Where some people see the opportunity to make as much money as possible while doing the least amount of necessary work as being ‘smart’ in some property flips, I see it as a potential roadblock in the perception of the average person when viewing a house that’s been recently flipped. Those people will think twice about spending a lot of money for something that doesn’t appear to be there.

An example would be where a house was purchased for a really low price, say $50,000, and 2 months later is back on the market for $115,000, at the top end of the neighborhood price (for similar houses known as ‘comps’).

You wonder what in the world was done to the house to make it suddenly worth that much money. The unscrupulous house flippers out there will slap some paint on the walls and lay some new (but really cheap) carpet on the floor, maybe install some new, off-brand vinyl siding and plant a few bushes out in front.

They then stick a ‘For Sale’ sign in the yard with the added notation ‘Fully Renovated’ underneath as an enticement. Someone will end up buying essentially the same house as before, but with new carpet and shiny new vinyl siding – and for a lot more money than it’s worth.

Those types of flippers will say that the market dictated the price, and they got what the market said it was worth. In the end, the buyers bought a house with problems that a few band-aids covered up and new paint, and the flippers got all they were really looking for, and nothing more, which was money in their pocket.

This is certainly not the house flipping scenario I am advocating here.

For your renovation work, by all means save money where you can both in terms of material and labor. Just don’t do it at the expense of putting an inferior product out on the market to make a few bucks. So … When planning the remodeling phase, try not to skimp on the following:

  • The amount of money needed to do a solid remodeling job on the house
  • The materials used in the remodeling process
  • The money to pay for good, experienced labor, workmanship, and other expertise associated with renovation
  • You’re willingness to do things in an honest, ethical way

House Flipping Defined: The ‘Gamble’ of a Flip


I know people who love to go to casinos and throw their money down on all sorts of slots, tables, card games, and various other channels that are meant to separate them from their hard-earned money. They lose $50 here, a few hundred there, even manage to win every odd once in awhile. When you ask them how they did on their latest trip, they might tell you they lost a little, but that they definitely ‘had a lot of fun‘.

What’s interesting is that many people I know who regularly visit these casinos insist that they are ‘way ahead’ in the amount of money they’ve won over the course of a year, as oppose to how much they’ve actually lost – and say it with a straight face – I might add. I’m sure you know a few people like that too.

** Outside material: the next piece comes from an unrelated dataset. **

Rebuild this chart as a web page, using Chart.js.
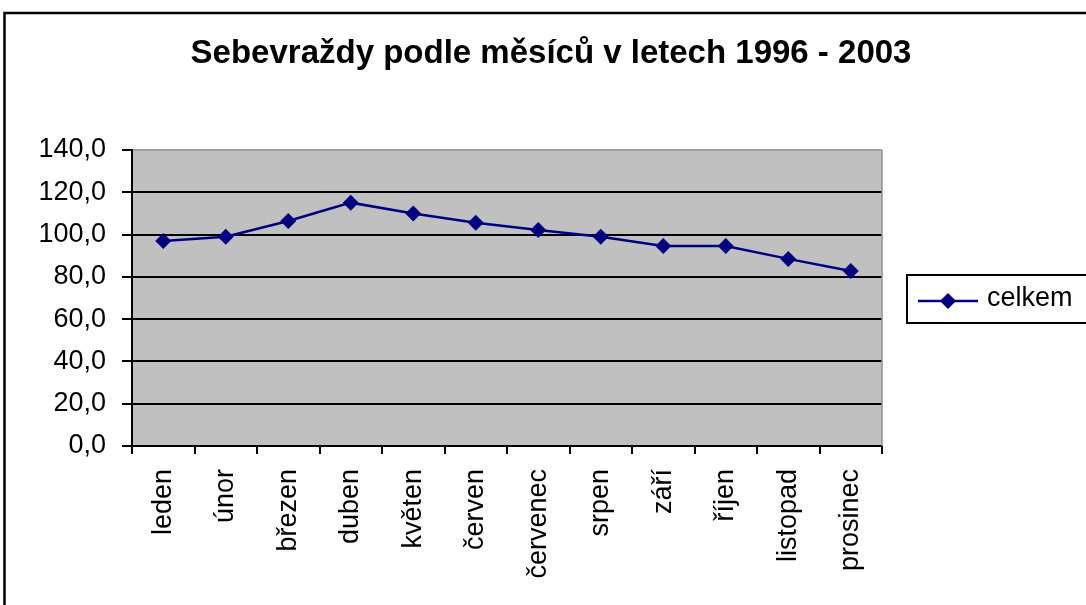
<!DOCTYPE html>
<html>
<head>
<meta charset="utf-8">
<script src="https://cdn.jsdelivr.net/npm/chart.js@4/dist/chart.umd.min.js"></script>
<style>
  html, body { margin: 0; padding: 0; background: #ffffff; }
  #wrap { width: 1086px; height: 605px; }
</style>
</head>
<body>
<div id="wrap"><canvas id="chart-months" width="1086" height="605"></canvas></div>
<script>
// Data
const TITLE = 'Sebevraždy podle měsíců v letech 1996 - 2003';
const months = ['leden', 'únor', 'březen', 'duben', 'květen', 'červen',
                'červenec', 'srpen', 'září', 'říjen', 'listopad', 'prosinec'];
const celkem = [97.0, 99.0, 106.4, 115.1, 110.0, 105.6, 102.2, 99.0, 94.6, 94.6, 88.5, 82.8];
const seriesLabel = 'celkem';

const FONT = "'Liberation Sans', Arial, sans-serif";
const NAVY = '#000080';

// frame, plot background, title, legend
const decor = {
    id: 'decor',
    beforeDraw(chart) {
        const { ctx, chartArea: a } = chart;
        ctx.save();
        ctx.fillStyle = '#ffffff';
        ctx.fillRect(0, 0, chart.width, chart.height);
        // outer frame (continues past the picture)
        ctx.strokeStyle = '#000000';
        ctx.lineWidth = 2.5;
        ctx.strokeRect(4.5, 13, 2000, 2000);
        // plot area
        ctx.fillStyle = '#c0c0c0';
        ctx.fillRect(a.left, a.top, a.right - a.left, a.bottom - a.top);
        // title
        ctx.fillStyle = '#000000';
        ctx.font = 'bold 33px ' + FONT;
        ctx.textAlign = 'center';
        ctx.textBaseline = 'middle';
        ctx.fillText(TITLE, 551, 54);
        ctx.restore();
    },
    beforeDatasetsDraw(chart) {
        const { ctx, chartArea: a } = chart;
        ctx.save();
        ctx.strokeStyle = '#909090';
        ctx.lineWidth = 1.5;
        ctx.beginPath();
        ctx.moveTo(a.right, a.top);
        ctx.lineTo(a.right, a.bottom);
        ctx.stroke();
        ctx.restore();
    },
    afterDraw(chart) {
        const { ctx } = chart;
        const ds = chart.data.datasets[0];
        ctx.save();
        ctx.strokeStyle = '#000000';
        ctx.lineWidth = 2;
        ctx.strokeRect(907, 275, 300, 48);
        // line + diamond
        ctx.strokeStyle = ds.borderColor;
        ctx.lineWidth = ds.borderWidth;
        ctx.beginPath();
        ctx.moveTo(918, 301);
        ctx.lineTo(978, 301);
        ctx.stroke();
        ctx.fillStyle = ds.pointBackgroundColor;
        ctx.beginPath();
        ctx.moveTo(948 - 8, 301);
        ctx.lineTo(948, 301 - 8);
        ctx.lineTo(948 + 8, 301);
        ctx.lineTo(948, 301 + 8);
        ctx.closePath();
        ctx.fill();
        ctx.fillStyle = '#000000';
        ctx.font = '27px ' + FONT;
        ctx.textAlign = 'left';
        ctx.textBaseline = 'middle';
        ctx.fillText(ds.label, 987, 299);
        ctx.restore();
    }
};

new Chart(document.getElementById('chart-months'), {
    type: 'line',
    data: {
        labels: months,
        datasets: [{
            label: seriesLabel,
            data: celkem,
            borderColor: NAVY,
            borderWidth: 2.5,
            backgroundColor: NAVY,
            pointStyle: 'rectRot',
            pointRadius: 8,
            pointBorderWidth: 0,
            pointBackgroundColor: NAVY,
            tension: 0,
            fill: false
        }]
    },
    options: {
        responsive: false,
        animation: false,
        devicePixelRatio: 1,
        layout: { padding: { top: 150, right: 204, left: 0, bottom: 0 } },
        plugins: {
            legend: { display: false },
            title: { display: false },
            tooltip: { enabled: false }
        },
        scales: {
            x: {
                offset: true,
                grid: { offset: true, drawOnChartArea: false, drawTicks: true, tickLength: 8, color: '#000000', lineWidth: 2 },
                border: { color: '#000000', width: 2 },
                ticks: {
                    color: '#000000',
                    font: { family: FONT, size: 27 },
                    minRotation: 90,
                    maxRotation: 90,
                    padding: 15,
                    autoSkip: false
                },
                afterFit: (s) => { s.height = 159; }
            },
            y: {
                min: 0,
                max: 140,
                grid: {
                    color: (c) => c.tick && c.tick.value === 140 ? '#a0a0a0' : '#000000',
                    tickColor: '#000000',
                    lineWidth: 2,
                    tickLength: 10
                },
                border: { color: '#000000', width: 2 },
                ticks: {
                    stepSize: 20,
                    color: '#000000',
                    font: { family: FONT, size: 27 },
                    padding: 16,
                    callback: (v) => v.toFixed(1).replace('.', ',')
                },
                afterFit: (s) => { s.width = 132; }
            }
        }
    },
    plugins: [decor]
});
</script>
</body>
</html>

Understand, I’m not here to demonize the gambling industry. It’s just that it seems when I say that I want to flip a house, a few of my gambler friends gently remind me that I’ll end up throwing my money away, or that I’m ‘not going to make nearly what I think I should’ with such speculation as it relates to house flipping.

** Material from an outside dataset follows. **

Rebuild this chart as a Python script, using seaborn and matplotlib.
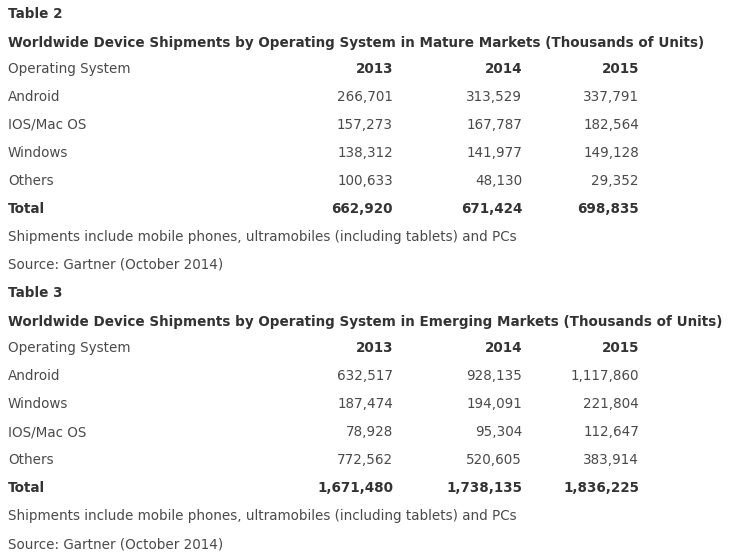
import matplotlib
matplotlib.use("Agg")
import matplotlib.pyplot as plt
import seaborn as sns

# Table data
years = ["2013", "2014", "2015"]

mature_os = ["Android", "IOS/Mac OS", "Windows", "Others"]
mature_vals = [
    [266701, 313529, 337791],
    [157273, 167787, 182564],
    [138312, 141977, 149128],
    [100633, 48130, 29352],
]
mature_total = [662920, 671424, 698835]

emerging_os = ["Android", "Windows", "IOS/Mac OS", "Others"]
emerging_vals = [
    [632517, 928135, 1117860],
    [187474, 194091, 221804],
    [78928, 95304, 112647],
    [772562, 520605, 383914],
]
emerging_total = [1671480, 1738135, 1836225]

footnote = "Shipments include mobile phones, ultramobiles (including tablets) and PCs"
source = "Source: Gartner (October 2014)"

sns.set_theme(style="white")
plt.rcParams['font.family'] = ['DejaVu Sans']

fig = plt.figure(figsize=(7.36, 5.58), dpi=100)
ax = fig.add_axes([0, 0, 1, 1])
ax.set_xlim(0, 736)
ax.set_ylim(558, 0)
ax.axis("off")

fs = 9.75
bold_c = "#333333"
reg_c = "#4a4a4a"
col_x = [393, 522, 639]  # right edges of the year columns
left_x = 8
step = 28


def draw_table(y0, label, title, os_names, vals, totals):
    ax.text(left_x, y0, label, fontsize=fs, fontweight="bold", color=bold_c, va="center")
    ax.text(left_x, y0 + 29, title, fontsize=fs, fontweight="bold", color=bold_c, va="center")
    y = y0 + 55
    ax.text(left_x, y, "Operating System", fontsize=fs, color=reg_c, va="center")
    for x, yr in zip(col_x, years):
        ax.text(x, y, yr, fontsize=fs, fontweight="bold", color=bold_c, va="center", ha="right")
    for name, row in zip(os_names, vals):
        y += step
        ax.text(left_x, y, name, fontsize=fs, color=reg_c, va="center")
        for x, v in zip(col_x, row):
            ax.text(x, y, f"{v:,}", fontsize=fs, color=reg_c, va="center", ha="right")
    y += step
    ax.text(left_x, y, "Total", fontsize=fs, fontweight="bold", color=bold_c, va="center")
    for x, v in zip(col_x, totals):
        ax.text(x, y, f"{v:,}", fontsize=fs, fontweight="bold", color=bold_c, va="center", ha="right")
    y += step
    ax.text(left_x, y, footnote, fontsize=fs, color=reg_c, va="center")
    y += step
    ax.text(left_x, y, source, fontsize=fs, color=reg_c, va="center")


draw_table(14, "Table 2",
           "Worldwide Device Shipments by Operating System in Mature Markets (Thousands of Units)",
           mature_os, mature_vals, mature_total)
draw_table(293, "Table 3",
           "Worldwide Device Shipments by Operating System in Emerging Markets (Thousands of Units)",
           emerging_os, emerging_vals, emerging_total)

fig.savefig("out.png", dpi=100, facecolor="white")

They say it’s ‘too much hard work’, and that ‘you might lose your shirt too’. I acknowledge that there will be some work to do, and yes, if you don’t know what you’re doing, you could wind up making a lot less money that what you intended.

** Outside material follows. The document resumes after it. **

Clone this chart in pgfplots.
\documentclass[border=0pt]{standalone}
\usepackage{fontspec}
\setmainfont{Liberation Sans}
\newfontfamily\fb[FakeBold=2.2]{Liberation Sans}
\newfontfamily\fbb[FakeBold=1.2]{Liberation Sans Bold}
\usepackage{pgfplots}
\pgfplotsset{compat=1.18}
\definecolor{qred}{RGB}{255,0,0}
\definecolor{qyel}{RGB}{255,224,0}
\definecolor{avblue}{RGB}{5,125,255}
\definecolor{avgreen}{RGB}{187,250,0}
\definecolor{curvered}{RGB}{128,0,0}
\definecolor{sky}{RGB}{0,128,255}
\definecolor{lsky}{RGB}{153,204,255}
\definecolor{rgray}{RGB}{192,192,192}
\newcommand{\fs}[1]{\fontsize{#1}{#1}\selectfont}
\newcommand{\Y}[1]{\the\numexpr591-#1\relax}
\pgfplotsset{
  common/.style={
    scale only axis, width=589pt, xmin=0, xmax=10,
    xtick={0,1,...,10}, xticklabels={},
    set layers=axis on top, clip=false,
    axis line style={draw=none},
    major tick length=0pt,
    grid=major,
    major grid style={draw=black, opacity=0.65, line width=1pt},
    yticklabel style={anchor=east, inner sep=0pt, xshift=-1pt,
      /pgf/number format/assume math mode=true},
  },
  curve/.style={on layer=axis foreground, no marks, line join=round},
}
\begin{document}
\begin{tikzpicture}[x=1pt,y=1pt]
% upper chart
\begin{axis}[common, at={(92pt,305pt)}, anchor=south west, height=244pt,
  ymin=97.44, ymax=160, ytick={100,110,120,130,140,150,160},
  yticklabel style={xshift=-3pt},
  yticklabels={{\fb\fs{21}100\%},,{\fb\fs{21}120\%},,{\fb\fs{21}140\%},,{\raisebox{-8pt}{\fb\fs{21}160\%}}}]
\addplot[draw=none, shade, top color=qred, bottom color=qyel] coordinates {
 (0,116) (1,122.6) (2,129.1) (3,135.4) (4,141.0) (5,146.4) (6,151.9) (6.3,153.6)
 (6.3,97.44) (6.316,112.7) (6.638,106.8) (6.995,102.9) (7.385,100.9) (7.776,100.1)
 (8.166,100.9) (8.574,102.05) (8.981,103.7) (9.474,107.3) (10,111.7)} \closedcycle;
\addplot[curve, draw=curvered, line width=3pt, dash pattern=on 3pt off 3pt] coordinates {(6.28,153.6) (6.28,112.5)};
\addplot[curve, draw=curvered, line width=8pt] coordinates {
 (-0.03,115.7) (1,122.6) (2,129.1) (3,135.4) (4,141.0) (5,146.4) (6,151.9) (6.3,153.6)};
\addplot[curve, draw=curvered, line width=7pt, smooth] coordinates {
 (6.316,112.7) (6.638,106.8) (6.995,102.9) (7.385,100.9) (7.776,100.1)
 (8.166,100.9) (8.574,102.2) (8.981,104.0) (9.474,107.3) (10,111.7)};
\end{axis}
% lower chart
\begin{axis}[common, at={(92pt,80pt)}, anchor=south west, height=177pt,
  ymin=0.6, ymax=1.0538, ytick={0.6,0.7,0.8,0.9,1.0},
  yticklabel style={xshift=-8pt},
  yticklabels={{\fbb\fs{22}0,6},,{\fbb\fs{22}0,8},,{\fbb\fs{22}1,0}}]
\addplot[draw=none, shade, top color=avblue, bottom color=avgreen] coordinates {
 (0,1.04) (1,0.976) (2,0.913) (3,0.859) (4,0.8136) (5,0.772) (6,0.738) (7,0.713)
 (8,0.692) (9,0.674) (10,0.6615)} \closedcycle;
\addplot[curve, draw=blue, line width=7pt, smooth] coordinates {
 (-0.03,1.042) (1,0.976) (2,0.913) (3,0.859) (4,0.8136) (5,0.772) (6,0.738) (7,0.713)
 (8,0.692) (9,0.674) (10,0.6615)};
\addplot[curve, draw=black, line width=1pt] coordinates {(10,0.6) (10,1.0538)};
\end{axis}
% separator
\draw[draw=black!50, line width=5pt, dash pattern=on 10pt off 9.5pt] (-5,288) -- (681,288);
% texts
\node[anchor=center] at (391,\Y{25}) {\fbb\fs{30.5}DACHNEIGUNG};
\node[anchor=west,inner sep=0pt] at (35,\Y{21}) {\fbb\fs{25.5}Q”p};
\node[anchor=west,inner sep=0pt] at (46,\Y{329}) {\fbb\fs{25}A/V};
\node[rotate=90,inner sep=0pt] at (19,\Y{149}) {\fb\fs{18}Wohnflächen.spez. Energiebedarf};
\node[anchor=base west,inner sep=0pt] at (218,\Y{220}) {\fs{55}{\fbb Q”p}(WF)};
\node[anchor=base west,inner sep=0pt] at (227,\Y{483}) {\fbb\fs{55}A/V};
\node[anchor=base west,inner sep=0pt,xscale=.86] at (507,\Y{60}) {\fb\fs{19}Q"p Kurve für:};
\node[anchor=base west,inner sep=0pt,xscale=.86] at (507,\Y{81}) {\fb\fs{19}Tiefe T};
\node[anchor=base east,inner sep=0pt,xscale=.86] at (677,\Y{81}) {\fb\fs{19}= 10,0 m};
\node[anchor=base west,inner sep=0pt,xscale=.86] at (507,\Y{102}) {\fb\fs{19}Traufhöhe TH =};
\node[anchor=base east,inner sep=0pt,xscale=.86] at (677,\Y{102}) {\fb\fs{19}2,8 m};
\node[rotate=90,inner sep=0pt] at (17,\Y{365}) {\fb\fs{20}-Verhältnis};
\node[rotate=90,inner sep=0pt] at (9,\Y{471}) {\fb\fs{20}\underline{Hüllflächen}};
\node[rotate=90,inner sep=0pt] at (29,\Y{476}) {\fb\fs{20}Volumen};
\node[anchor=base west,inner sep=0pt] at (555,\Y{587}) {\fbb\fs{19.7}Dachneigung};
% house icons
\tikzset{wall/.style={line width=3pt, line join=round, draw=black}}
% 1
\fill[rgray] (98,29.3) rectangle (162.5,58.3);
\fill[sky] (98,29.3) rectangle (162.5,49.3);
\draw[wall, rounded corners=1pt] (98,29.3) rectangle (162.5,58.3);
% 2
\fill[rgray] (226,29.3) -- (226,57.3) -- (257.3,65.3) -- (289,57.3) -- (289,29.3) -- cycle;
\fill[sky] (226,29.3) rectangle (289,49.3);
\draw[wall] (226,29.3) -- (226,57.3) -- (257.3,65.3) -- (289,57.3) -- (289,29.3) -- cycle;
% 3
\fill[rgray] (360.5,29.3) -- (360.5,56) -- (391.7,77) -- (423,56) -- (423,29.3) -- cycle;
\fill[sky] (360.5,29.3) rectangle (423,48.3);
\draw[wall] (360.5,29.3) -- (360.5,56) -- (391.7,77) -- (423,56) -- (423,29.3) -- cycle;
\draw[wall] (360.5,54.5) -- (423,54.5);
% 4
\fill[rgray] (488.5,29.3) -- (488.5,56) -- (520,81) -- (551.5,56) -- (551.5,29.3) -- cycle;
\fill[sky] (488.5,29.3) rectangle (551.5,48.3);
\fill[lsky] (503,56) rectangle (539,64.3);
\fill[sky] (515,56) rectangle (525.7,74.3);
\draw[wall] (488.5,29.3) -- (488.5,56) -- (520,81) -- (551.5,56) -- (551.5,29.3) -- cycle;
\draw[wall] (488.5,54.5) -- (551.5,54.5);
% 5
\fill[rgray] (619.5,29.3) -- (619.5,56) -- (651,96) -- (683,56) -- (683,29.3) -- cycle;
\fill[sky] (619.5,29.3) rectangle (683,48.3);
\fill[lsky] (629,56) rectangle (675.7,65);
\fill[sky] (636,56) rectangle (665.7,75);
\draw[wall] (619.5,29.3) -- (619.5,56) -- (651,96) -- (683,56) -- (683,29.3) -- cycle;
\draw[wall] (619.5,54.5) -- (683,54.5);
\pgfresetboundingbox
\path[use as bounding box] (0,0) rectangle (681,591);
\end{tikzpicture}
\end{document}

‘Then why go to all that trouble?’, they ask.

‘Because’, I say, ‘I have a lot of fun‘.

Again, I don’t want to rain on any one person’s parade. If going to a casino to try to win some money turns you on, then go for it! I think that, although flipping is most certainly a gamble (real estate speculating), you can still go into it with a solid plan to help insure that you put as much money in your pocket as possible, and do it in an ethical way.

The reality is that speculation on any real estate is a gamble to some extent. As long as you know that you could lose some, or all of your money on any given deal, then you understand you’re risk is commensurate with the amount of knowledge you bring to the table with regard to what exactly you want to do.